_Exercise_
Exactly the lines from the one with "Output the Python" to the one with "ax = fig.add_axes([fx(150), fy(567), fx(738), fy(266)", both included, are to be printed again; leave out the rest.

========================================================================

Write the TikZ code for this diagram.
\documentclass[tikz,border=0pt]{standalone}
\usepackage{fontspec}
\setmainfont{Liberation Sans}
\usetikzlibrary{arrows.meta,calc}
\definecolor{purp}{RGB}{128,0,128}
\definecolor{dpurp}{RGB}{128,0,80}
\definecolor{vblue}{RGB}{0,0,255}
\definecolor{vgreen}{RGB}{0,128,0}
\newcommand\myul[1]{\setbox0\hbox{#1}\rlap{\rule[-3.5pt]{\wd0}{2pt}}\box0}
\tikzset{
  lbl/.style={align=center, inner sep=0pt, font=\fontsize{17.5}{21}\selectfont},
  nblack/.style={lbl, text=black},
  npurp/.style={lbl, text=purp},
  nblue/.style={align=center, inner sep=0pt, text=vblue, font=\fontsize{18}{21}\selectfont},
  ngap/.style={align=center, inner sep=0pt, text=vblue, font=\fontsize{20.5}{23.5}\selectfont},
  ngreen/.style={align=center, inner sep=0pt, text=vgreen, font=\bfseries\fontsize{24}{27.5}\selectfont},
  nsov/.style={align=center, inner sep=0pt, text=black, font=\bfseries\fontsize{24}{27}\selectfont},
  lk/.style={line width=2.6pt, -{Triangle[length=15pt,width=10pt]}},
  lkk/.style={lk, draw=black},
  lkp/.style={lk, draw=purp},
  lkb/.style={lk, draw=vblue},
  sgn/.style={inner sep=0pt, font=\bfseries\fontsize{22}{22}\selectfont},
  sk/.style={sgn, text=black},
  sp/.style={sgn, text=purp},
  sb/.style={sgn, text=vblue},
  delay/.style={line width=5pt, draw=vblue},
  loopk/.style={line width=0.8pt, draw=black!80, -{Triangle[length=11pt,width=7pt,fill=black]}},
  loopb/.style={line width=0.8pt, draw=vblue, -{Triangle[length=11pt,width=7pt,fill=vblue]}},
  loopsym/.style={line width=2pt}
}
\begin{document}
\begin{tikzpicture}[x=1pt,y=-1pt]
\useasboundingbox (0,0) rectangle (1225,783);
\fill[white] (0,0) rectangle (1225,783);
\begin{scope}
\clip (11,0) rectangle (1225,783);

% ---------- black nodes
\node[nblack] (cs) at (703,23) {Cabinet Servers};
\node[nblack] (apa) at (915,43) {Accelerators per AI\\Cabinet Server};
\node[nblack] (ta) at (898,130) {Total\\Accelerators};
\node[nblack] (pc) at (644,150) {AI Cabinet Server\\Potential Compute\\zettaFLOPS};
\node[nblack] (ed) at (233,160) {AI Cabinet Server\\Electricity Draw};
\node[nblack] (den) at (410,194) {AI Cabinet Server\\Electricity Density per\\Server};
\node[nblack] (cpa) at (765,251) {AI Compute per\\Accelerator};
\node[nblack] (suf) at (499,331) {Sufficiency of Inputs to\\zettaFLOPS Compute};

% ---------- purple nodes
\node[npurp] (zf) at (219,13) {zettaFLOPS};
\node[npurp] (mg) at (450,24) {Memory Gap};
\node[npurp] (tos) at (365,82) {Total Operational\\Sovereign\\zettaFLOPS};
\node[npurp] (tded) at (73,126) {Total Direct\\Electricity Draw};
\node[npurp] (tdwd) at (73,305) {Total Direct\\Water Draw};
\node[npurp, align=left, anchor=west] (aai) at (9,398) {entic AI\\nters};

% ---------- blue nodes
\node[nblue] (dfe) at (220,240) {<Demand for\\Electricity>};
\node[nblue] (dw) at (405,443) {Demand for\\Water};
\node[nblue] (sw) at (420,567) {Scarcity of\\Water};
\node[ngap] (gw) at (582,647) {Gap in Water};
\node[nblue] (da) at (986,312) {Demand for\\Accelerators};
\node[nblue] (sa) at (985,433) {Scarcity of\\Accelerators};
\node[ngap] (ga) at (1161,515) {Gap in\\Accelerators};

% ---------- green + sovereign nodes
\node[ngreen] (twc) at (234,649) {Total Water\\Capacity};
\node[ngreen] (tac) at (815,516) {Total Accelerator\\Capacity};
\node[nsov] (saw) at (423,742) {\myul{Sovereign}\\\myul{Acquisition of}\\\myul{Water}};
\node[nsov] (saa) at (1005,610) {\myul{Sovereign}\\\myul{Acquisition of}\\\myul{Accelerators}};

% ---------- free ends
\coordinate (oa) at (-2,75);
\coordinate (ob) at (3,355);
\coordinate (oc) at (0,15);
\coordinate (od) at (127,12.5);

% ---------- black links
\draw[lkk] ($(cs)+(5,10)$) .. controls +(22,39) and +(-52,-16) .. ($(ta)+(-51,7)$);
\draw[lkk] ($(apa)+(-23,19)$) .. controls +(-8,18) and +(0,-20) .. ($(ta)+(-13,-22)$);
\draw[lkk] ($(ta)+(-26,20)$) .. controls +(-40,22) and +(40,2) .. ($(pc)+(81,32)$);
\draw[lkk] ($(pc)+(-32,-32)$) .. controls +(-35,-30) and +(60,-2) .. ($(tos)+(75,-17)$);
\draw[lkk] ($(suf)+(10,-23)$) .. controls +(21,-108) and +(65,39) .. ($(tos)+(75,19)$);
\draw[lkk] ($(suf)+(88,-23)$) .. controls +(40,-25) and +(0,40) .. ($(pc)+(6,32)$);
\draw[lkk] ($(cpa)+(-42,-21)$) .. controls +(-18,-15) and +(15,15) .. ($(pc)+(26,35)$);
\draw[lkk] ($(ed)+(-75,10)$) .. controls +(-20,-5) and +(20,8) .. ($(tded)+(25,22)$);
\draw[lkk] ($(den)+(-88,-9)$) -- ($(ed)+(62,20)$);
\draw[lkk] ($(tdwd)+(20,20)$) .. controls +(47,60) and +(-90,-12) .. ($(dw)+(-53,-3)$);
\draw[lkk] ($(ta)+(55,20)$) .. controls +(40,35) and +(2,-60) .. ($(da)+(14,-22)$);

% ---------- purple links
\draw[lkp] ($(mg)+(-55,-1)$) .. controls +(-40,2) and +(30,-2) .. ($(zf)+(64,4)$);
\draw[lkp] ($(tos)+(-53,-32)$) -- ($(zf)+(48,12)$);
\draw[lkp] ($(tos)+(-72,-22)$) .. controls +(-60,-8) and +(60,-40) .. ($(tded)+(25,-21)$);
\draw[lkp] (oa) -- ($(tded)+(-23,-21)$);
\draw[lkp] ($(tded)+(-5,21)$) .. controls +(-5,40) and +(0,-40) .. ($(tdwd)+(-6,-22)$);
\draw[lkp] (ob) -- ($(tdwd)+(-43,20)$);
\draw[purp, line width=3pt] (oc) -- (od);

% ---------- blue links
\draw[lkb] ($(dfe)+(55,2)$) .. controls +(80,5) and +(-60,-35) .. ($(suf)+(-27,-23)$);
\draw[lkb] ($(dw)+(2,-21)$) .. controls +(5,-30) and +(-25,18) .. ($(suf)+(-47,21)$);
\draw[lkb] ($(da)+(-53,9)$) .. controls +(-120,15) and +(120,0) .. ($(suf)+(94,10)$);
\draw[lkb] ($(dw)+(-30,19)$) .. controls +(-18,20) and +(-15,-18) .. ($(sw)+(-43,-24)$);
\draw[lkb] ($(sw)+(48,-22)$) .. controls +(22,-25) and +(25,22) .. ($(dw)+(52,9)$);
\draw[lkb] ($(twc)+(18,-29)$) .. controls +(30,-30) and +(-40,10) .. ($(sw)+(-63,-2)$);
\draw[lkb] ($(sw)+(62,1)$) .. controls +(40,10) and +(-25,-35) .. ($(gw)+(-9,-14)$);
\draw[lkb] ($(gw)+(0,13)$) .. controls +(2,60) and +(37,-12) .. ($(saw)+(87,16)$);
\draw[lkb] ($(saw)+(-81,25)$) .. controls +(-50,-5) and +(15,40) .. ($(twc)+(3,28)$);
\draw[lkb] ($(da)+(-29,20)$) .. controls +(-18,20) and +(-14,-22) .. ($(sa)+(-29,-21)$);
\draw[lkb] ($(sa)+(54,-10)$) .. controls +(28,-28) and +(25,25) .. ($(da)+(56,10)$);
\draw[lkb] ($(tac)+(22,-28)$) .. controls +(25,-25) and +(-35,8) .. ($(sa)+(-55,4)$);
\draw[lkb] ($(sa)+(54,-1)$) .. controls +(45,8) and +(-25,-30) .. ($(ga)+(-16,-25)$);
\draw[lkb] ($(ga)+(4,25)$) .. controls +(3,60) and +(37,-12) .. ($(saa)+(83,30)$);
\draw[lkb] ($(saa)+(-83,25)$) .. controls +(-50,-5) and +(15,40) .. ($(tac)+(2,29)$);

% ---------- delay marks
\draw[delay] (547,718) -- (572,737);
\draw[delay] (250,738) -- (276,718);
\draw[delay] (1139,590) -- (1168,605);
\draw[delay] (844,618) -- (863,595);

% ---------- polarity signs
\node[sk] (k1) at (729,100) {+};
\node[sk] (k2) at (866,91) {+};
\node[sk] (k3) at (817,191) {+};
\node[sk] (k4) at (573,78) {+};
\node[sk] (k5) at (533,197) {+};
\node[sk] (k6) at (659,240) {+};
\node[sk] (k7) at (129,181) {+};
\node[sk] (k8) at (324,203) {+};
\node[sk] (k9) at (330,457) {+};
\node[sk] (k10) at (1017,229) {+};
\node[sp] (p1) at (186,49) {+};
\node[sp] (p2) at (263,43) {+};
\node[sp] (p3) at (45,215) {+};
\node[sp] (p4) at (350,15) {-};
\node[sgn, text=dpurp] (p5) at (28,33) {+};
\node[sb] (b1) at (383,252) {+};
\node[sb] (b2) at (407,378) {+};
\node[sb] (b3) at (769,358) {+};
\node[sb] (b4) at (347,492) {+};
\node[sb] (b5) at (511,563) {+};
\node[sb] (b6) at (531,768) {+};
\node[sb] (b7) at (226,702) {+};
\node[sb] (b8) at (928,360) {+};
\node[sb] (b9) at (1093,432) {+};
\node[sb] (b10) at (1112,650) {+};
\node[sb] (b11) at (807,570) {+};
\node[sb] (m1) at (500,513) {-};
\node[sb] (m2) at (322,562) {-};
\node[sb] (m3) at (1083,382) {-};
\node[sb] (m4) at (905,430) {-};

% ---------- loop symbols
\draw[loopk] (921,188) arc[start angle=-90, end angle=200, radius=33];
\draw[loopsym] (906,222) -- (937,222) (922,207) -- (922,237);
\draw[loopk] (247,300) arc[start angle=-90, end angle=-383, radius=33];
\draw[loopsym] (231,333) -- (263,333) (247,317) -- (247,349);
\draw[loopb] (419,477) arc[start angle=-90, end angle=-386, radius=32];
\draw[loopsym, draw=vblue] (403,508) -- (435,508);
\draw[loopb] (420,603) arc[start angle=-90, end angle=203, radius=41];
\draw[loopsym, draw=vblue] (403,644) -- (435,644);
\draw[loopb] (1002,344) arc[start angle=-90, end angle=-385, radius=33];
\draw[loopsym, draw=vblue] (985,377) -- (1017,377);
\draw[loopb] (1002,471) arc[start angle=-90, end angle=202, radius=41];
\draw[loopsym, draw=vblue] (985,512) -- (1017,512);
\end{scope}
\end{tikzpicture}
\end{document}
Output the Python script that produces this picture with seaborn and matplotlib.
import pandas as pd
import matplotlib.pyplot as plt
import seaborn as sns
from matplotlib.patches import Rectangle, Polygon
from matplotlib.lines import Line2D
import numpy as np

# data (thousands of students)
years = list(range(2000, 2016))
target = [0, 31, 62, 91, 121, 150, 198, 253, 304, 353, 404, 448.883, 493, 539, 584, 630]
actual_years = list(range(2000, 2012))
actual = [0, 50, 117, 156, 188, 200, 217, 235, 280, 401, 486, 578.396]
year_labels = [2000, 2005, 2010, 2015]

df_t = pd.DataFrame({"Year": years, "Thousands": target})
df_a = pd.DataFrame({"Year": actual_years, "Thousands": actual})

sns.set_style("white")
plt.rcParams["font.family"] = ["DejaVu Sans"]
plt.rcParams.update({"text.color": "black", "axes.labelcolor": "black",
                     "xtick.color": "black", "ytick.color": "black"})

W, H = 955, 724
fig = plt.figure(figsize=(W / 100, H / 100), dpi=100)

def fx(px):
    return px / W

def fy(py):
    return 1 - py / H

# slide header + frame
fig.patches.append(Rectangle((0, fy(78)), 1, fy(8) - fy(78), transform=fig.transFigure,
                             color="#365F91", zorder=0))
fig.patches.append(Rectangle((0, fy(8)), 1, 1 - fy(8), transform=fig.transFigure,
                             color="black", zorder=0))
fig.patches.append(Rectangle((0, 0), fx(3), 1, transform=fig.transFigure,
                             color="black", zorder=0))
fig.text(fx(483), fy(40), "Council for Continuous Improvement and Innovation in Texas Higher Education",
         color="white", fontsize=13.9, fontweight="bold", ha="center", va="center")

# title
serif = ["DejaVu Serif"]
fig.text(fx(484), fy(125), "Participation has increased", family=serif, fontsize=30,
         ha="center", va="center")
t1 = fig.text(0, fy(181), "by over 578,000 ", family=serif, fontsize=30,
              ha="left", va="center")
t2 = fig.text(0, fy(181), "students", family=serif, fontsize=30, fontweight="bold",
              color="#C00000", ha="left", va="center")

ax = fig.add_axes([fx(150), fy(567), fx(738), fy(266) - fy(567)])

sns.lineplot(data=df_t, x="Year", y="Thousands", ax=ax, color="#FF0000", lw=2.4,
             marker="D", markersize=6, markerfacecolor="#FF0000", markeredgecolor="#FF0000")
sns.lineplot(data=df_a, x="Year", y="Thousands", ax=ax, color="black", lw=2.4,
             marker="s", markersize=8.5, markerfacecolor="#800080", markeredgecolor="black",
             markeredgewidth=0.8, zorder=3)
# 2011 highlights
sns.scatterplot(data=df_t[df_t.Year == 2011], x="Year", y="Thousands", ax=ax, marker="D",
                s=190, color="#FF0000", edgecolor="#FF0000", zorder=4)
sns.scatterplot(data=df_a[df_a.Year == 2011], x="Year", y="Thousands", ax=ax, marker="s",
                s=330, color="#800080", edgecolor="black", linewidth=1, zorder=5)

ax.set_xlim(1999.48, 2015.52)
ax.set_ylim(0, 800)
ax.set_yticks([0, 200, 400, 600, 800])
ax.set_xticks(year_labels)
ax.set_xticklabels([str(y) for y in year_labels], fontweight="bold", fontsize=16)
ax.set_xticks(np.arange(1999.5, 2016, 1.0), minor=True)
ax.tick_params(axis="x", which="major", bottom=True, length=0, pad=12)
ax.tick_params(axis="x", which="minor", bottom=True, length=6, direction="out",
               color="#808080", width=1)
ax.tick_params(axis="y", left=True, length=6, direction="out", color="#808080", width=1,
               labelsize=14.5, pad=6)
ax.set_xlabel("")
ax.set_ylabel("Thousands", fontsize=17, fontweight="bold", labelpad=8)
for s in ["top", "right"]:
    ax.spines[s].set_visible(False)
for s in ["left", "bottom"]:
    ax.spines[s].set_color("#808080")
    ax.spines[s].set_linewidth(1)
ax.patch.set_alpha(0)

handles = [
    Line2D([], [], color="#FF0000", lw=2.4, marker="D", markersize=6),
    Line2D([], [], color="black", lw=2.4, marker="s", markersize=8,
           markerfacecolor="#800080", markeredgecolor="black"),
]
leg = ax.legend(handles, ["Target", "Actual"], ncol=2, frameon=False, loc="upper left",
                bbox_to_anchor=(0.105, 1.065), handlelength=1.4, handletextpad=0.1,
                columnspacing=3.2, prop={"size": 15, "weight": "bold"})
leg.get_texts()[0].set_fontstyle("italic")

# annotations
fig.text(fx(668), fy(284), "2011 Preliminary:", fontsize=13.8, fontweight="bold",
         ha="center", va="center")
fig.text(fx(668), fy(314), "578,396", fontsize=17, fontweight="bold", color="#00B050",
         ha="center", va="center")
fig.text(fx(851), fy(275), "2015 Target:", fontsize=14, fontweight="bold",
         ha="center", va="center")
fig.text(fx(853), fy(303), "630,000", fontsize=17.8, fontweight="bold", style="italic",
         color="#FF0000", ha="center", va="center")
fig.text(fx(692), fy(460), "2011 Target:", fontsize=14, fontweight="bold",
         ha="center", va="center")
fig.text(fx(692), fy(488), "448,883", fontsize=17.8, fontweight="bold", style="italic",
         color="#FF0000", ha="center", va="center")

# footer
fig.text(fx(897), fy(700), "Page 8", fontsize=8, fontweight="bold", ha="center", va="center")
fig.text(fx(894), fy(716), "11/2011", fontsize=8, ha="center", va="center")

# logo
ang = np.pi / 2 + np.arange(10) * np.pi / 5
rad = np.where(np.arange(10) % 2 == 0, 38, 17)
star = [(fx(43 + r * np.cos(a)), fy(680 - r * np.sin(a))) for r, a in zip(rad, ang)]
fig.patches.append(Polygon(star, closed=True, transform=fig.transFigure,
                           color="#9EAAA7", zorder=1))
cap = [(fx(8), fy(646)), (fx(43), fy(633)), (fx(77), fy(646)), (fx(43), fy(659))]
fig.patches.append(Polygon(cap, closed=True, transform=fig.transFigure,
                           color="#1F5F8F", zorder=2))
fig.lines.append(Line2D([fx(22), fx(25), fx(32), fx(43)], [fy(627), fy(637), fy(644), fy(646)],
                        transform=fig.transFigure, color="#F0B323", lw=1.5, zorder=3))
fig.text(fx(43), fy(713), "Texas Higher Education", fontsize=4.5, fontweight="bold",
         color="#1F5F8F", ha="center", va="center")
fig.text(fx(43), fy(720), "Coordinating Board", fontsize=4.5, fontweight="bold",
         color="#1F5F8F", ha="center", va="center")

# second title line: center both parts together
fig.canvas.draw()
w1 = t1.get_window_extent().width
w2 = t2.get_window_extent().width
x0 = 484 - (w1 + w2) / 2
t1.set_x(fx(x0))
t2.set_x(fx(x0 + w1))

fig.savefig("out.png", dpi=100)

========================================================================

_Written reply_
Output the Python script that produces this picture with seaborn and matplotlib.
import pandas as pd
import matplotlib.pyplot as plt
import seaborn as sns
from matplotlib.patches import Rectangle, Polygon
from matplotlib.lines import Line2D
import numpy as np

# data (thousands of students)
years = list(range(2000, 2016))
target = [0, 31, 62, 91, 121, 150, 198, 253, 304, 353, 404, 448.883, 493, 539, 584, 630]
actual_years = list(range(2000, 2012))
actual = [0, 50, 117, 156, 188, 200, 217, 235, 280, 401, 486, 578.396]
year_labels = [2000, 2005, 2010, 2015]

df_t = pd.DataFrame({"Year": years, "Thousands": target})
df_a = pd.DataFrame({"Year": actual_years, "Thousands": actual})

sns.set_style("white")
plt.rcParams["font.family"] = ["DejaVu Sans"]
plt.rcParams.update({"text.color": "black", "axes.labelcolor": "black",
                     "xtick.color": "black", "ytick.color": "black"})

W, H = 955, 724
fig = plt.figure(figsize=(W / 100, H / 100), dpi=100)

def fx(px):
    return px / W

def fy(py):
    return 1 - py / H

# slide header + frame
fig.patches.append(Rectangle((0, fy(78)), 1, fy(8) - fy(78), transform=fig.transFigure,
                             color="#365F91", zorder=0))
fig.patches.append(Rectangle((0, fy(8)), 1, 1 - fy(8), transform=fig.transFigure,
                             color="black", zorder=0))
fig.patches.append(Rectangle((0, 0), fx(3), 1, transform=fig.transFigure,
                             color="black", zorder=0))
fig.text(fx(483), fy(40), "Council for Continuous Improvement and Innovation in Texas Higher Education",
         color="white", fontsize=13.9, fontweight="bold", ha="center", va="center")

# title
serif = ["DejaVu Serif"]
fig.text(fx(484), fy(125), "Participation has increased", family=serif, fontsize=30,
         ha="center", va="center")
t1 = fig.text(0, fy(181), "by over 578,000 ", family=serif, fontsize=30,
              ha="left", va="center")
t2 = fig.text(0, fy(181), "students", family=serif, fontsize=30, fontweight="bold",
              color="#C00000", ha="left", va="center")

ax = fig.add_axes([fx(150), fy(567), fx(738), fy(266) - fy(567)])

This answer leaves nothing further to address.